#### [Stated problem]
Produce a word-for-word copy of the listing below without its pictures.

#### [Supplied data]
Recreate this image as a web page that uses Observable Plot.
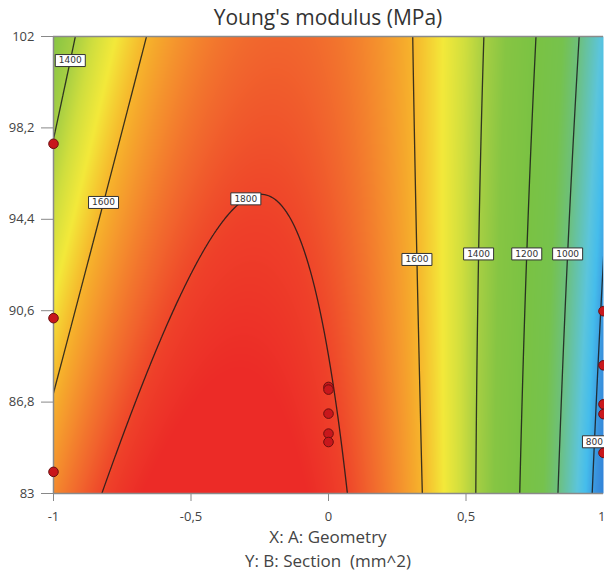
<!DOCTYPE html>
<html>
<head>
<meta charset="utf-8">
<script src="https://cdn.jsdelivr.net/npm/d3@7"></script>
<script src="https://cdn.jsdelivr.net/npm/@observablehq/plot@0.6"></script>
<style>
  body { margin: 0; background: #fff; font-family: "Open Sans", sans-serif; }
  #wrap { position: relative; width: 604px; height: 575px; overflow: hidden; }
  #chart { position: absolute; left: 0; top: 0; }
  #title { position: absolute; left: 53px; width: 550px; top: 3px; text-align: center; font-size: 21px; color: #333; }
  .cap { position: absolute; left: 53px; width: 550px; text-align: center; font-size: 17px; color: #444; }
</style>
</head>
<body>
<div id="wrap">
  <div id="chart"></div>
  <div id="title">Young's modulus (MPa)</div>
  <div class="cap" style="top:525px">X: A: Geometry</div>
  <div class="cap" style="top:549px">Y: B: Section&nbsp; (mm^2)</div>
</div>
<script>
// Factor ranges and axis ticks
const geometryDomain = [-1, 1];
const sectionDomain = [83, 102];
const xTicks = [-1, -0.5, 0, 0.5, 1];
const yTicks = [83, 86.8, 90.6, 94.4, 98.2, 102];

// Response-surface model in coded factors: Intercept, A, B, AB, A², B²
const modelTerms = ["Intercept", "A", "B", "AB", "A^2", "B^2"];
const modelCoefficients = [1778, -350, -54, 126, -630, 3.7];
const sectionCenter = 92.5;
const sectionHalfRange = 9.5;

// Contour levels (MPa)
const contourLevels = [800, 1000, 1200, 1400, 1600, 1800];

// Design points
const designGeometry = [-1, -1, -1, 0, 0, 0, 0, 0, 1, 1, 1, 1, 1];
const designSection = [97.54, 90.29, 83.90, 87.43, 87.32, 86.32, 85.49, 85.14, 90.58, 88.33, 86.71, 86.30, 84.69];

// Contour labels: level, section where the label sits, which branch of the contour
const labelLevels = [1400, 1600, 1800, 1600, 1400, 1200, 1000, 800];
const labelSections = [101.0, 95.1, 95.25, 92.73, 92.96, 92.96, 92.96, 85.15];
const labelSides = ["left", "left", "left", "right", "right", "right", "right", "right"];

// Colour ramp (blue → cyan → green → yellow → red)
const colorStops = [720, 780, 840, 890, 1000, 1080, 1200, 1320, 1400, 1460, 1525, 1600, 1680, 1750, 1810, 1870];
const colorRange = ["#2f7fd8", "#3a93de", "#45bdec", "#5cc5dc", "#6dc07e", "#76c24d", "#7ac243", "#86c543",
                    "#a7cf43", "#cfde3e", "#f3e93a", "#f6b52c", "#f48b2d", "#f1642d", "#ee4029", "#ec2b27"];

const [c0, c1, c2, c3, c4, c5] = modelCoefficients;
const coded = s => (s - sectionCenter) / sectionHalfRange;
function modulus(a, s) {
  const b = coded(s);
  return c0 + c1 * a + c2 * b + c3 * a * b + c4 * a * a + c5 * b * b;
}
// Geometry value where the model reaches `level` at a given section
function levelCrossing(level, s, side) {
  const b = coded(s);
  const qa = c4, qb = c1 + c3 * b, qc = c0 + c2 * b + c5 * b * b - level;
  const disc = Math.sqrt(Math.max(0, qb * qb - 4 * qa * qc));
  const r1 = (-qb + disc) / (2 * qa), r2 = (-qb - disc) / (2 * qa);
  return side === "left" ? Math.min(r1, r2) : Math.max(r1, r2);
}

const labels = labelLevels.map((level, i) => ({
  level,
  section: labelSections[i],
  geometry: levelCrossing(level, labelSections[i], labelSides[i])
}));
const design = designGeometry.map((g, i) => ({geometry: g, section: designSection[i]}));

const fmt = d => String(d).replace(".", ",");
const boxSymbol = (w, h) => ({draw(ctx) { ctx.rect(-w / 2, -h / 2, w, h); }});
const axisStyle = {tickSize: 8, tickPadding: 10, tickFormat: fmt, stroke: "#888", color: "#444", label: null};

const chart = Plot.plot({
  width: 604,
  height: 533,
  marginTop: 36,
  marginBottom: 40,
  marginLeft: 53,
  marginRight: 1,
  style: {fontFamily: "'Open Sans', sans-serif", fontSize: "13px", background: "transparent", overflow: "visible"},
  x: {domain: geometryDomain, label: null},
  y: {domain: sectionDomain, label: null},
  color: {type: "linear", domain: colorStops, range: colorRange, clamp: true},
  marks: [
    Plot.raster({x1: -1, x2: 1, y1: 83, y2: 102, fill: (a, s) => modulus(a, s), pixelSize: 1}),
    Plot.contour({
      x1: -1.1, x2: 1.1, y1: 82, y2: 104,
      value: (a, s) => modulus(a, s),
      thresholds: contourLevels,
      fill: "none", stroke: "#1a1a1a", strokeOpacity: 0.85, strokeWidth: 1.3,
      clip: true
    }),
    Plot.ruleX([-1], {stroke: "#8a8a8a", strokeWidth: 1.5}),
    Plot.ruleY([83, 102], {stroke: "#8a8a8a", strokeWidth: 1.5}),
    Plot.dot(labels.filter(d => d.level >= 1000), {
      x: "geometry", y: "section", symbol: boxSymbol(30, 12), r: 5,
      fill: "white", stroke: "#333", strokeWidth: 1
    }),
    Plot.dot(labels.filter(d => d.level < 1000), {
      x: "geometry", y: "section", symbol: boxSymbol(24, 12), r: 5,
      fill: "white", stroke: "#333", strokeWidth: 1
    }),
    Plot.text(labels, {
      x: "geometry", y: "section", text: d => String(d.level),
      fontSize: 9, fill: "#333", fontFamily: "'DejaVu Sans', sans-serif"
    }),
    Plot.dot(design, {
      x: "geometry", y: "section", r: 4.8,
      fill: "#c8171c", stroke: "#6b0f0f", strokeWidth: 1
    }),
    Plot.axisX(xTicks.slice(0, -1), axisStyle),
    Plot.axisX(xTicks.slice(-1), {...axisStyle, textAnchor: "end", dx: 2}),
    Plot.axisY(yTicks, {tickSize: 12, tickPadding: 7, tickFormat: fmt, stroke: "#888", color: "#444", label: null})
  ]
});
document.getElementById("chart").appendChild(chart);
</script>
</body>
</html>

#### [Answer for the task]
Recreate this image as a web page that uses Observable Plot.
<!DOCTYPE html>
<html>
<head>
<meta charset="utf-8">
<script src="https://cdn.jsdelivr.net/npm/d3@7"></script>
<script src="https://cdn.jsdelivr.net/npm/@observablehq/plot@0.6"></script>
<style>
  body { margin: 0; background: #fff; font-family: "Open Sans", sans-serif; }
  #wrap { position: relative; width: 604px; height: 575px; overflow: hidden; }
  #chart { position: absolute; left: 0; top: 0; }
  #title { position: absolute; left: 53px; width: 550px; top: 3px; text-align: center; font-size: 21px; color: #333; }
  .cap { position: absolute; left: 53px; width: 550px; text-align: center; font-size: 17px; color: #444; }
</style>
</head>
<body>
<div id="wrap">
  <div id="chart"></div>
  <div id="title">Young's modulus (MPa)</div>
  <div class="cap" style="top:525px">X: A: Geometry</div>
  <div class="cap" style="top:549px">Y: B: Section&nbsp; (mm^2)</div>
</div>
<script>
// Factor ranges and axis ticks
const geometryDomain = [-1, 1];
const sectionDomain = [83, 102];
const xTicks = [-1, -0.5, 0, 0.5, 1];
const yTicks = [83, 86.8, 90.6, 94.4, 98.2, 102];

// Response-surface model in coded factors: Intercept, A, B, AB, A², B²
const modelTerms = ["Intercept", "A", "B", "AB", "A^2", "B^2"];
const modelCoefficients = [1778, -350, -54, 126, -630, 3.7];
const sectionCenter = 92.5;
const sectionHalfRange = 9.5;

// Contour levels (MPa)
const contourLevels = [800, 1000, 1200, 1400, 1600, 1800];

// Design points
const designGeometry = [-1, -1, -1, 0, 0, 0, 0, 0, 1, 1, 1, 1, 1];
const designSection = [97.54, 90.29, 83.90, 87.43, 87.32, 86.32, 85.49, 85.14, 90.58, 88.33, 86.71, 86.30, 84.69];

// Contour labels: level, section where the label sits, which branch of the contour
const labelLevels = [1400, 1600, 1800, 1600, 1400, 1200, 1000, 800];
const labelSections = [101.0, 95.1, 95.25, 92.73, 92.96, 92.96, 92.96, 85.15];
const labelSides = ["left", "left", "left", "right", "right", "right", "right", "right"];

// Colour ramp (blue → cyan → green → yellow → red)
const colorStops = [720, 780, 840, 890, 1000, 1080, 1200, 1320, 1400, 1460, 1525, 1600, 1680, 1750, 1810, 1870];
const colorRange = ["#2f7fd8", "#3a93de", "#45bdec", "#5cc5dc", "#6dc07e", "#76c24d", "#7ac243", "#86c543",
                    "#a7cf43", "#cfde3e", "#f3e93a", "#f6b52c", "#f48b2d", "#f1642d", "#ee4029", "#ec2b27"];

const [c0, c1, c2, c3, c4, c5] = modelCoefficients;
const coded = s => (s - sectionCenter) / sectionHalfRange;
function modulus(a, s) {
  const b = coded(s);
  return c0 + c1 * a + c2 * b + c3 * a * b + c4 * a * a + c5 * b * b;
}
// Geometry value where the model reaches `level` at a given section
function levelCrossing(level, s, side) {
  const b = coded(s);
  const qa = c4, qb = c1 + c3 * b, qc = c0 + c2 * b + c5 * b * b - level;
  const disc = Math.sqrt(Math.max(0, qb * qb - 4 * qa * qc));
  const r1 = (-qb + disc) / (2 * qa), r2 = (-qb - disc) / (2 * qa);
  return side === "left" ? Math.min(r1, r2) : Math.max(r1, r2);
}

const labels = labelLevels.map((level, i) => ({
  level,
  section: labelSections[i],
  geometry: levelCrossing(level, labelSections[i], labelSides[i])
}));
const design = designGeometry.map((g, i) => ({geometry: g, section: designSection[i]}));

const fmt = d => String(d).replace(".", ",");
const boxSymbol = (w, h) => ({draw(ctx) { ctx.rect(-w / 2, -h / 2, w, h); }});
const axisStyle = {tickSize: 8, tickPadding: 10, tickFormat: fmt, stroke: "#888", color: "#444", label: null};

const chart = Plot.plot({
  width: 604,
  height: 533,
  marginTop: 36,
  marginBottom: 40,
  marginLeft: 53,
  marginRight: 1,
  style: {fontFamily: "'Open Sans', sans-serif", fontSize: "13px", background: "transparent", overflow: "visible"},
  x: {domain: geometryDomain, label: null},
  y: {domain: sectionDomain, label: null},
  color: {type: "linear", domain: colorStops, range: colorRange, clamp: true},
  marks: [
    Plot.raster({x1: -1, x2: 1, y1: 83, y2: 102, fill: (a, s) => modulus(a, s), pixelSize: 1}),
    Plot.contour({
      x1: -1.1, x2: 1.1, y1: 82, y2: 104,
      value: (a, s) => modulus(a, s),
      thresholds: contourLevels,
      fill: "none", stroke: "#1a1a1a", strokeOpacity: 0.85, strokeWidth: 1.3,
      clip: true
    }),
    Plot.ruleX([-1], {stroke: "#8a8a8a", strokeWidth: 1.5}),
    Plot.ruleY([83, 102], {stroke: "#8a8a8a", strokeWidth: 1.5}),
    Plot.dot(labels.filter(d => d.level >= 1000), {
      x: "geometry", y: "section", symbol: boxSymbol(30, 12), r: 5,
      fill: "white", stroke: "#333", strokeWidth: 1
    }),
    Plot.dot(labels.filter(d => d.level < 1000), {
      x: "geometry", y: "section", symbol: boxSymbol(24, 12), r: 5,
      fill: "white", stroke: "#333", strokeWidth: 1
    }),
    Plot.text(labels, {
      x: "geometry", y: "section", text: d => String(d.level),
      fontSize: 9, fill: "#333", fontFamily: "'DejaVu Sans', sans-serif"
    }),
    Plot.dot(design, {
      x: "geometry", y: "section", r: 4.8,
      fill: "#c8171c", stroke: "#6b0f0f", strokeWidth: 1
    }),
    Plot.axisX(xTicks.slice(0, -1), axisStyle),
    Plot.axisX(xTicks.slice(-1), {...axisStyle, textAnchor: "end", dx: 2}),
    Plot.axisY(yTicks, {tickSize: 12, tickPadding: 7, tickFormat: fmt, stroke: "#888", color: "#444", label: null})
  ]
});
document.getElementById("chart").appendChild(chart);
</script>
</body>
</html>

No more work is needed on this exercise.